Would sending lots a small packets by UDP take more resources ?
Yes, it would, definitely! I just did an experiment with a streaming app. The app sends 2000 frames of data each second, precisely timed. The data payload for each frame is 24 bytes. I used UDP with sendto() to send this data to a listener app on another node.
What I found was interesting. This level of activity took my sending CPU to its knees! I went from having about 64% free CPU time, to having about 5%! That was disastrous for my application, so I had to fix that. I decided to experiment with variations.
First, I simply commented out the sendto() call, to see what the packet assembly overhead looked like. About a 1% hit on CPU time. Not bad. OK... must be the sendto() call!
Then, I did a quick fakeout test... I called the sendto() API only once in every 10 iterations, but I padded the data record to 10 times its previous length, to simulate the effect of assembling a collection of smaller records into a larger one, sent less often. The results were quite satisfactory: 7% CPU hit, as compared to 59% previously. It would seem that, at least on my *NIX-like system, the operation of sending a packet is costly just in the overhead of making the call.
Just in case anyone doubts whether the test was working properly, I verified all the results with Wireshark observation of the actual UDP transmissions to confirm all was working as it should.

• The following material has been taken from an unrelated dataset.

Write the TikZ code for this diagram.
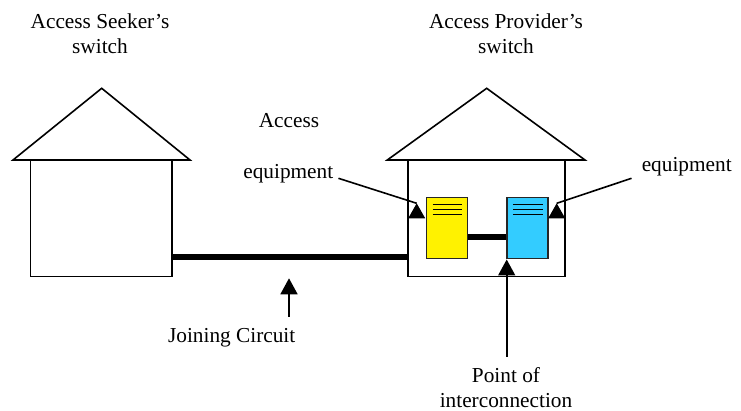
\documentclass[tikz,border=0pt]{standalone}
\usepackage{fontspec}
\setmainfont{Liberation Serif}
\usetikzlibrary{positioning,shapes,arrows.meta}
\tikzstyle{house} = [draw, rectangle, line width=1.6pt, minimum height=116.5pt, inner sep=0pt]
\tikzstyle{unit} = [draw=black!85, rectangle, line width=1.4pt, minimum width=41pt, minimum height=61pt, inner sep=0pt]
\tikzstyle{txt} = [align=center, inner sep=0pt, font=\fontsize{21.3}{25}\selectfont]
\tikzstyle{wire} = [line width=6pt]
\tikzstyle{pointer} = [line width=1.6pt, -{Triangle[width=17pt,length=16pt]}]
\newcommand{\uphead}[1]{\fill (#1) -- ++(-8.5,15) -- ++(17,0) -- cycle;}

\begin{document}
\begin{tikzpicture}[x=1pt,y=-1pt]
		\useasboundingbox (0,0) rectangle (741,411);
		% the two switches
		\node (seeker) [house, minimum width=141.3pt] at (101.3,218.3) {};
		\node (provider) [house, minimum width=157pt] at (486.5,218.3) {};
		\draw [line width=1.6pt, line join=miter] (13,160) -- (101.7,88.3) -- (190,160) -- cycle;
		\draw [line width=1.6pt, line join=miter] (387.3,160) -- (486.7,88.3) -- (585,160) -- cycle;
		
		\node (seekerlbl) [txt] at (100,34) {Access Seeker's\\switch};
		\node (providerlbl) [txt] at (506,34) {Access Provider's\\switch};
		
		% equipment in the provider's switch
		\node (yellowbox) [unit, fill=yellow] at (447.2,227.8) {};
		\node (bluebox) [unit, fill={rgb,255:red,51;green,204;blue,255}, right=38pt of yellowbox] {};
		\foreach \b in {yellowbox,bluebox}
			\foreach \d in {8,13,18}
				\draw [line width=1.6pt] ([xshift=6.5pt,yshift=-\d pt]\b.north west) -- ([xshift=-6pt,yshift=-\d pt]\b.north east);
		
		\draw [wire] (yellowbox.east |- 0,237.5) -- (bluebox.west |- 0,237.5);
		\draw [wire] (seeker.east |- 0,257.3) -- (provider.west |- 0,257.3);
		
		% labels and pointers
		\node (acclbl) [txt] at (289,121) {Access};
		\node (eqleft) [txt] at (288.3,173.3) {equipment};
		\node (eqright) [txt] at (686.7,166.7) {equipment};
		\coordinate (tipL) at (416.7,203.3);
		\coordinate (tipR) at (556.7,203.3);
		\draw [line width=1.6pt] (eqleft.east) ++(5,5) -- (tipL);
		\draw [line width=1.6pt] (eqright.west) ++(-10,11.6) -- (tipR);
		\uphead{tipL}
		\uphead{tipR}
		
		\node (joinlbl) [txt] at (231.7,338) {Joining Circuit};
		\coordinate (jfoot) at (289,317);
		\coordinate (jtip) at (289,278.3);
		\draw [pointer] (jfoot) -- (jtip);
		
		\node (poilbl) [txt] at (506,387.5) {Point of\\interconnection};
		\coordinate (pfoot) at (506.7,356.7);
		\coordinate (ptip) at (506.7,259.5);
		\draw [pointer] (pfoot) -- (ptip);
	\end{tikzpicture}
\end{document}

Conclusion: it uses MUCH less CPU time to send larger packets less often, then the same amount of data in the form of smaller packets sent more frequently. Admittedly, I do not know what happens if UDP starts fragging your overly-large UDP datagram... I mean, I don't know how much CPU overhead this adds. I will try to find out (I'd like to know myself) and update this answer.
534 bytes. That is required to be transmitted without fragmentation. It can still be lost altogether of course. The overheads due to retransmission of lost packets and the network overheads themselves are several orders of magnitude more significant than any CPU cost.
You're probably using the wrong protocol. UDP is almost always a poor choice for data you care about transmitting. You wind up layering sequencing, retry, and integrity logic atop it, and then you have TCP.

Do headers on mobile requests and responses count as part of the bandwidth?

I am building an Arduino-based device that needs to send data over the internet to a remote server. It needs to do this as frequently as possible but also use as little bandwidth as possible. It will probably work over GSM/EDGE (cellular networking).
The data I'd like to send is about 40 bytes in size - really minimal. I'd like to send this packet to the server about once a minute, but also receive a packet of around that size in response once in a while.
The bandwidth on my server is no problem - the bandwidth on the device's internet connection is, i.e. the cellular data.
Do headers on mobile requests and responses count as part of the bandwidth?
Yes, the total packet size is all data that is sent. Assuming a TCP packet you lose 20 bytes right from the start. If you get intimate with Wireshark you can see exactly what's happening.